Begin Source material
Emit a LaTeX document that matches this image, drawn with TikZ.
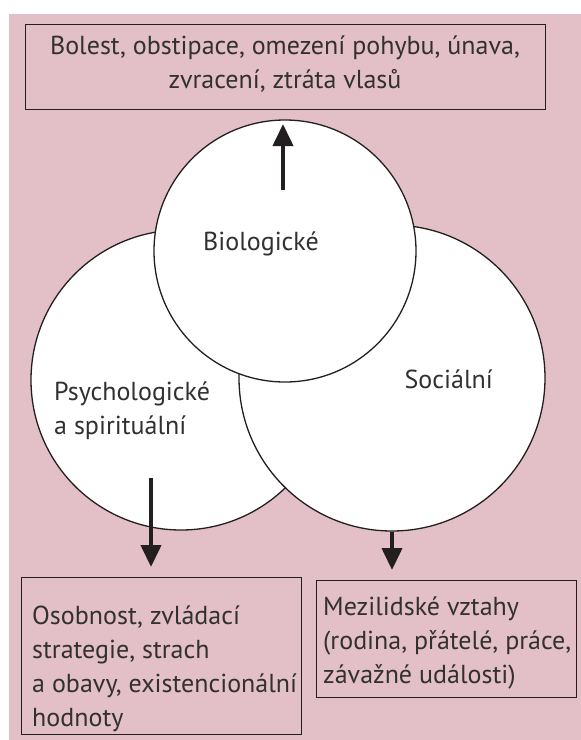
\documentclass[tikz,border=0pt]{standalone}
\usepackage{fontspec}
\setmainfont{PT Sans}
\usetikzlibrary{arrows.meta,positioning}
\definecolor{bgpink}{RGB}{227,192,199}
\definecolor{ink}{RGB}{35,31,32}
\definecolor{txtgray}{RGB}{50,48,49}
\newcommand{\arrw}{4pt}
\newcommand{\txtfont}{\fontsize{26}{34}\selectfont}

\begin{document}
\begin{tikzpicture}[x=1pt,y=-1pt,
    circ/.style={circle, draw=ink, line width=1.3pt, fill=white, inner sep=0pt},
    box/.style={draw=ink, line width=1.3pt, inner sep=0pt, anchor=north west},
    lbl/.style={text=txtgray, font=\txtfont, inner sep=0pt, align=left, anchor=base west},
    arr/.style={draw=ink, line width=\arrw, -{Triangle[width=20pt,length=22pt]}}]
  \useasboundingbox (0,0) rectangle (581,740);
  \fill[bgpink] (9,14) rectangle (581,740);
  %\draw[help lines] (0,0) grid[step=50] (581,740);

  % the three circles
  \node[circ, minimum size=300pt] (psy) at (181,380) {};
  \node[circ, minimum size=306pt] (soc) at (392,378) {};
  \node[circ, minimum size=262pt] (bio) at (285,251) {};

  % base anchor = last line
  \node[lbl] (biotext) at (203,250) {Biologické};
  \node[lbl] (psytext) at (54,434) {Psychologické\\a spirituální};
  \node[lbl, anchor=base east] (soctext) at (493,388) {Sociální};

  % boxes
  \node[box, minimum width=520pt, minimum height=85pt] (biobox) at (25,24) {};
  \node[lbl, align=center, anchor=base] (bioboxtext) at (285,88)
    {Bolest, obstipace, omezení pohybu, únava,\\zvracení, ztráta vlasů};
  \node[box, minimum width=280pt, minimum height=157pt] (psybox) at (21,577) {};
  \node[lbl] (psyboxtext) at ([shift={(11,149)}]psybox.north west)
    {Osobnost, zvládací\\strategie, strach\\a obavy, existencionální\\hodnoty};
  \node[box, minimum width=260pt, minimum height=117pt] (socbox) at (316,580) {};
  \node[lbl] (socboxtext) at ([shift={(7,103)}]socbox.north west)
    {Mezilidské vztahy\\(rodina, přátelé, práce,\\závažné události)};

  % arrows
  \coordinate (biofrom) at (283,190);
  \coordinate (bioto) at (283,124);
  \coordinate (psyfrom) at (151,478);
  \coordinate (psyto) at (151,567);
  \coordinate (socto) at (392,570);
  \draw[arr] (biofrom) -- (bioto);
  \draw[arr] (psyfrom) -- (psyto);
  \draw[arr] (soc.south) -- (socto);
\end{tikzpicture}
\end{document}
End Source material
### [The exercise]
Repeat the lines of the listing above verbatim, beginning at its first line and ending at the line containing "anchor=base east] (soctext)", which is included. Omit pictures.

### [Response]
Emit a LaTeX document that matches this image, drawn with TikZ.
\documentclass[tikz,border=0pt]{standalone}
\usepackage{fontspec}
\setmainfont{PT Sans}
\usetikzlibrary{arrows.meta,positioning}
\definecolor{bgpink}{RGB}{227,192,199}
\definecolor{ink}{RGB}{35,31,32}
\definecolor{txtgray}{RGB}{50,48,49}
\newcommand{\arrw}{4pt}
\newcommand{\txtfont}{\fontsize{26}{34}\selectfont}

\begin{document}
\begin{tikzpicture}[x=1pt,y=-1pt,
    circ/.style={circle, draw=ink, line width=1.3pt, fill=white, inner sep=0pt},
    box/.style={draw=ink, line width=1.3pt, inner sep=0pt, anchor=north west},
    lbl/.style={text=txtgray, font=\txtfont, inner sep=0pt, align=left, anchor=base west},
    arr/.style={draw=ink, line width=\arrw, -{Triangle[width=20pt,length=22pt]}}]
  \useasboundingbox (0,0) rectangle (581,740);
  \fill[bgpink] (9,14) rectangle (581,740);
  %\draw[help lines] (0,0) grid[step=50] (581,740);

  % the three circles
  \node[circ, minimum size=300pt] (psy) at (181,380) {};
  \node[circ, minimum size=306pt] (soc) at (392,378) {};
  \node[circ, minimum size=262pt] (bio) at (285,251) {};

  % base anchor = last line
  \node[lbl] (biotext) at (203,250) {Biologické};
  \node[lbl] (psytext) at (54,434) {Psychologické\\a spirituální};
  \node[lbl, anchor=base east] (soctext) at (493,388) {Sociální};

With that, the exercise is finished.